■ WHAT IS REQUIRED: Go through the data below and copy it exactly, skipping every picture.

--- start of EXTRACTED MATERIAL ---

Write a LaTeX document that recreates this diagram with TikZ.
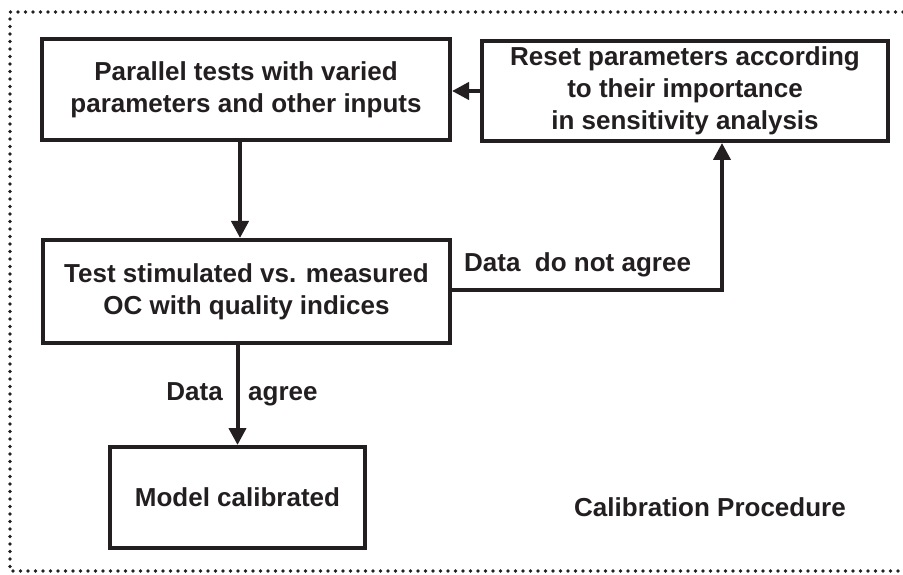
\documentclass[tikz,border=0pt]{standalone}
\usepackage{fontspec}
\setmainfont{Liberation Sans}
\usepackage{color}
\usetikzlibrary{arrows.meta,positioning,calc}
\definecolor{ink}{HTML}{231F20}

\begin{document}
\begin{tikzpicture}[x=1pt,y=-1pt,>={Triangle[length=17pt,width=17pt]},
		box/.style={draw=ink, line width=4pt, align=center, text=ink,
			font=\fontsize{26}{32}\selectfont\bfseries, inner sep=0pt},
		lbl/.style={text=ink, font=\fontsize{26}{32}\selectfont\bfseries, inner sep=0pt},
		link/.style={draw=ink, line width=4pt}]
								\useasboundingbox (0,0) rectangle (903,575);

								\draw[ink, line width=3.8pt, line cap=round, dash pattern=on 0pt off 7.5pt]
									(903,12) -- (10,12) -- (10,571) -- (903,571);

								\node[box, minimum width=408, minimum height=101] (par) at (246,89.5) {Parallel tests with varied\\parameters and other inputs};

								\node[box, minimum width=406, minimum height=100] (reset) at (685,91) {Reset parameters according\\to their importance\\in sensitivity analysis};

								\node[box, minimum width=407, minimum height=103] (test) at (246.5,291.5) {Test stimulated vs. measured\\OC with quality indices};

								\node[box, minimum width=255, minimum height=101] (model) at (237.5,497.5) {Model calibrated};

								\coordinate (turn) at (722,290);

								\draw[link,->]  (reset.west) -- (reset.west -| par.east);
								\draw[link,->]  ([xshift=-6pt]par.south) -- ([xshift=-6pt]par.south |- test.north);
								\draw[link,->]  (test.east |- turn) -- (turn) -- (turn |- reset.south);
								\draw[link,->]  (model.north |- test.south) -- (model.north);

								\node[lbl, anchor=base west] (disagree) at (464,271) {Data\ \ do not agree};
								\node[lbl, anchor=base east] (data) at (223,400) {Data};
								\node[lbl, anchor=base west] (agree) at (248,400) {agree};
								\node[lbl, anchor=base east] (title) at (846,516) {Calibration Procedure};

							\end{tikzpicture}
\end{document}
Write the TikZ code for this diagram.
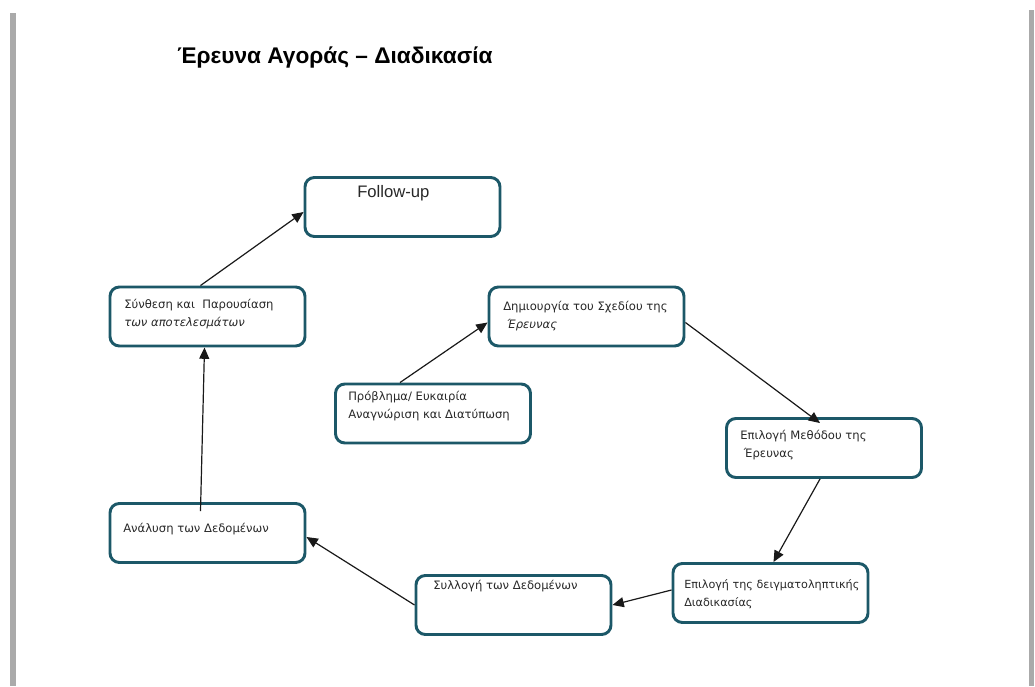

--- end of EXTRACTED MATERIAL ---

■ EXERCISE OUTPUT:
Write a LaTeX document that recreates this diagram with TikZ.
\documentclass[tikz,border=0pt]{standalone}
\usepackage{fontspec}
\setmainfont{Liberation Sans}
\usepackage{color}
\usetikzlibrary{arrows.meta,positioning,calc}
\definecolor{ink}{HTML}{231F20}

\begin{document}
\begin{tikzpicture}[x=1pt,y=-1pt,>={Triangle[length=17pt,width=17pt]},
		box/.style={draw=ink, line width=4pt, align=center, text=ink,
			font=\fontsize{26}{32}\selectfont\bfseries, inner sep=0pt},
		lbl/.style={text=ink, font=\fontsize{26}{32}\selectfont\bfseries, inner sep=0pt},
		link/.style={draw=ink, line width=4pt}]
								\useasboundingbox (0,0) rectangle (903,575);

								\draw[ink, line width=3.8pt, line cap=round, dash pattern=on 0pt off 7.5pt]
									(903,12) -- (10,12) -- (10,571) -- (903,571);

								\node[box, minimum width=408, minimum height=101] (par) at (246,89.5) {Parallel tests with varied\\parameters and other inputs};

								\node[box, minimum width=406, minimum height=100] (reset) at (685,91) {Reset parameters according\\to their importance\\in sensitivity analysis};

								\node[box, minimum width=407, minimum height=103] (test) at (246.5,291.5) {Test stimulated vs. measured\\OC with quality indices};

								\node[box, minimum width=255, minimum height=101] (model) at (237.5,497.5) {Model calibrated};

								\coordinate (turn) at (722,290);

								\draw[link,->]  (reset.west) -- (reset.west -| par.east);
								\draw[link,->]  ([xshift=-6pt]par.south) -- ([xshift=-6pt]par.south |- test.north);
								\draw[link,->]  (test.east |- turn) -- (turn) -- (turn |- reset.south);
								\draw[link,->]  (model.north |- test.south) -- (model.north);

								\node[lbl, anchor=base west] (disagree) at (464,271) {Data\ \ do not agree};
								\node[lbl, anchor=base east] (data) at (223,400) {Data};
								\node[lbl, anchor=base west] (agree) at (248,400) {agree};
								\node[lbl, anchor=base east] (title) at (846,516) {Calibration Procedure};

							\end{tikzpicture}
\end{document}
Write the TikZ code for this diagram.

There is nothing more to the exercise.